Problem: Repeat word for word the lines from the top of the records through the line containing "const data = regions.map((r, i)", and skip the pictures.

Charts and diagrams as code
=-=-=

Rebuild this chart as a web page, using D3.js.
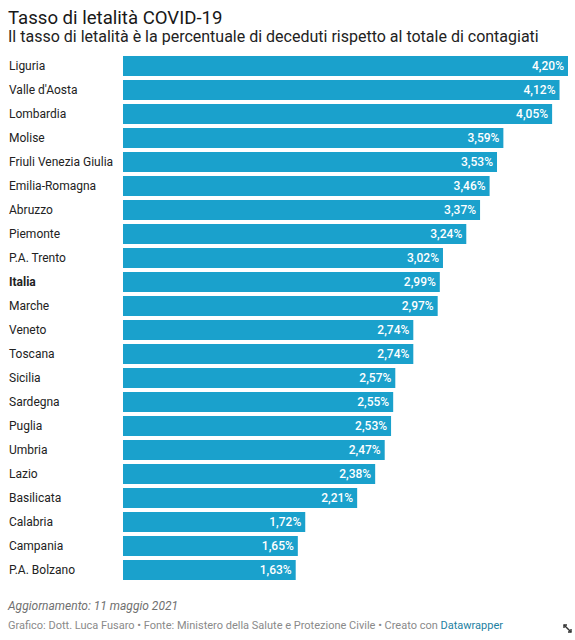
<!DOCTYPE html>
<html>
<head>
<meta charset="utf-8">
<script src="https://cdn.jsdelivr.net/npm/d3@7"></script>
<style>
  body { margin: 0; background: #fff; font-family: Roboto, "Noto Sans", sans-serif; }
  svg text { font-family: Roboto, "Noto Sans", sans-serif; }
</style>
</head>
<body>
<svg id="chart"></svg>
<script>
// regions, ordered as in the chart
const regions = ["Liguria", "Valle d'Aosta", "Lombardia", "Molise", "Friuli Venezia Giulia",
  "Emilia-Romagna", "Abruzzo", "Piemonte", "P.A. Trento", "Italia", "Marche", "Veneto",
  "Toscana", "Sicilia", "Sardegna", "Puglia", "Umbria", "Lazio", "Basilicata", "Calabria",
  "Campania", "P.A. Bolzano"];
// lethality rate (%)
const rates = [4.20, 4.12, 4.05, 3.59, 3.53, 3.46, 3.37, 3.24, 3.02, 2.99, 2.97, 2.74,
  2.74, 2.57, 2.55, 2.53, 2.47, 2.38, 2.21, 1.72, 1.65, 1.63];

const data = regions.map((r, i) => ({ region: r, rate: rates[i] }));

const width = 575, height = 640;
const margin = { top: 54, left: 123, right: 7 };

const svg = d3.select('#chart')
  .attr('width', width)
  .attr('height', height);

// titles
svg.append('text')
  .attr('x', 8).attr('y', 24)
  .attr('font-size', 18.6)
  .attr('fill', '#181818')
  .text('Tasso di letalità COVID-19');

svg.append('text')
  .attr('x', 8).attr('y', 42)
  .attr('font-size', 16)
  .attr('fill', '#222')
  .text('Il tasso di letalità è la percentuale di deceduti rispetto al totale di contagiati');

const chart = svg.append('g')
  .attr('transform', `translate(${margin.left}, ${margin.top})`);

const xScale = d3.scaleLinear()
  .domain([0, d3.max(rates)])
  .range([0, width - margin.left - margin.right]);

const yScale = d3.scaleBand()
  .domain(regions)
  .range([0, regions.length * 24])
  .paddingInner(4 / 24)
  .paddingOuter(2 / 24);

const fmt = d3.format('.2f');

chart.selectAll('.bar')
  .data(data)
  .join('rect')
  .attr('class', 'bar')
  .attr('x', 0)
  .attr('y', d => yScale(d.region))
  .attr('width', d => xScale(d.rate))
  .attr('height', yScale.bandwidth())
  .attr('fill', '#1aa1cc');

// value labels inside bars
chart.selectAll('.value')
  .data(data)
  .join('text')
  .attr('class', 'value')
  .attr('x', d => xScale(d.rate) - 4)
  .attr('y', d => yScale(d.region) + yScale.bandwidth() / 2)
  .attr('dy', '0.35em')
  .attr('text-anchor', 'end')
  .attr('font-size', 12)
  .attr('font-weight', 500)
  .attr('fill', '#fff')
  .text(d => fmt(d.rate).replace('.', ',') + '%');

// region labels on the left
svg.selectAll('.label')
  .data(data)
  .join('text')
  .attr('class', 'label')
  .attr('x', 9)
  .attr('y', d => margin.top + yScale(d.region) + yScale.bandwidth() / 2)
  .attr('dy', '0.35em')
  .attr('font-size', 12)
  .attr('font-weight', d => d.region === 'Italia' ? 700 : 400)
  .attr('fill', '#222')
  .text(d => d.region);

// footer
svg.append('text')
  .attr('x', 8).attr('y', 610)
  .attr('font-size', 12)
  .attr('font-style', 'italic')
  .attr('fill', '#707070')
  .text('Aggiornamento: 11 maggio 2021');

const credits = svg.append('text')
  .attr('x', 8).attr('y', 629)
  .attr('font-size', 11)
  .attr('fill', '#8a8a8a');
credits.append('tspan')
  .text('Grafico: Dott. Luca Fusaro • Fonte: Ministero della Salute e Protezione Civile • Creato con ');
credits.append('tspan')
  .attr('fill', '#1d81a2')
  .text('Datawrapper');

// small resize icon bottom right
const icon = svg.append('g')
  .attr('transform', 'translate(563, 624)')
  .attr('stroke', '#333')
  .attr('stroke-width', 1.4)
  .attr('fill', 'none');
icon.append('line').attr('x1', 1).attr('y1', 1).attr('x2', 8).attr('y2', 8);
icon.append('path').attr('d', 'M1 4 L1 1 L4 1');
icon.append('path').attr('d', 'M8 5 L8 8 L5 8');
</script>
</body>
</html>
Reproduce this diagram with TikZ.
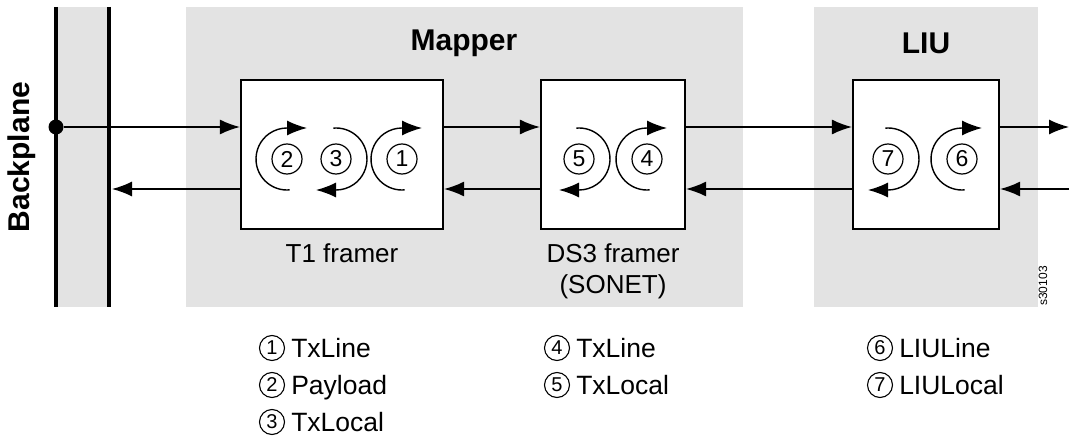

=-=-=

Result of this task:
Rebuild this chart as a web page, using D3.js.
<!DOCTYPE html>
<html>
<head>
<meta charset="utf-8">
<script src="https://cdn.jsdelivr.net/npm/d3@7"></script>
<style>
  body { margin: 0; background: #fff; font-family: Roboto, "Noto Sans", sans-serif; }
  svg text { font-family: Roboto, "Noto Sans", sans-serif; }
</style>
</head>
<body>
<svg id="chart"></svg>
<script>
// regions, ordered as in the chart
const regions = ["Liguria", "Valle d'Aosta", "Lombardia", "Molise", "Friuli Venezia Giulia",
  "Emilia-Romagna", "Abruzzo", "Piemonte", "P.A. Trento", "Italia", "Marche", "Veneto",
  "Toscana", "Sicilia", "Sardegna", "Puglia", "Umbria", "Lazio", "Basilicata", "Calabria",
  "Campania", "P.A. Bolzano"];
// lethality rate (%)
const rates = [4.20, 4.12, 4.05, 3.59, 3.53, 3.46, 3.37, 3.24, 3.02, 2.99, 2.97, 2.74,
  2.74, 2.57, 2.55, 2.53, 2.47, 2.38, 2.21, 1.72, 1.65, 1.63];

const data = regions.map((r, i) => ({ region: r, rate: rates[i] }));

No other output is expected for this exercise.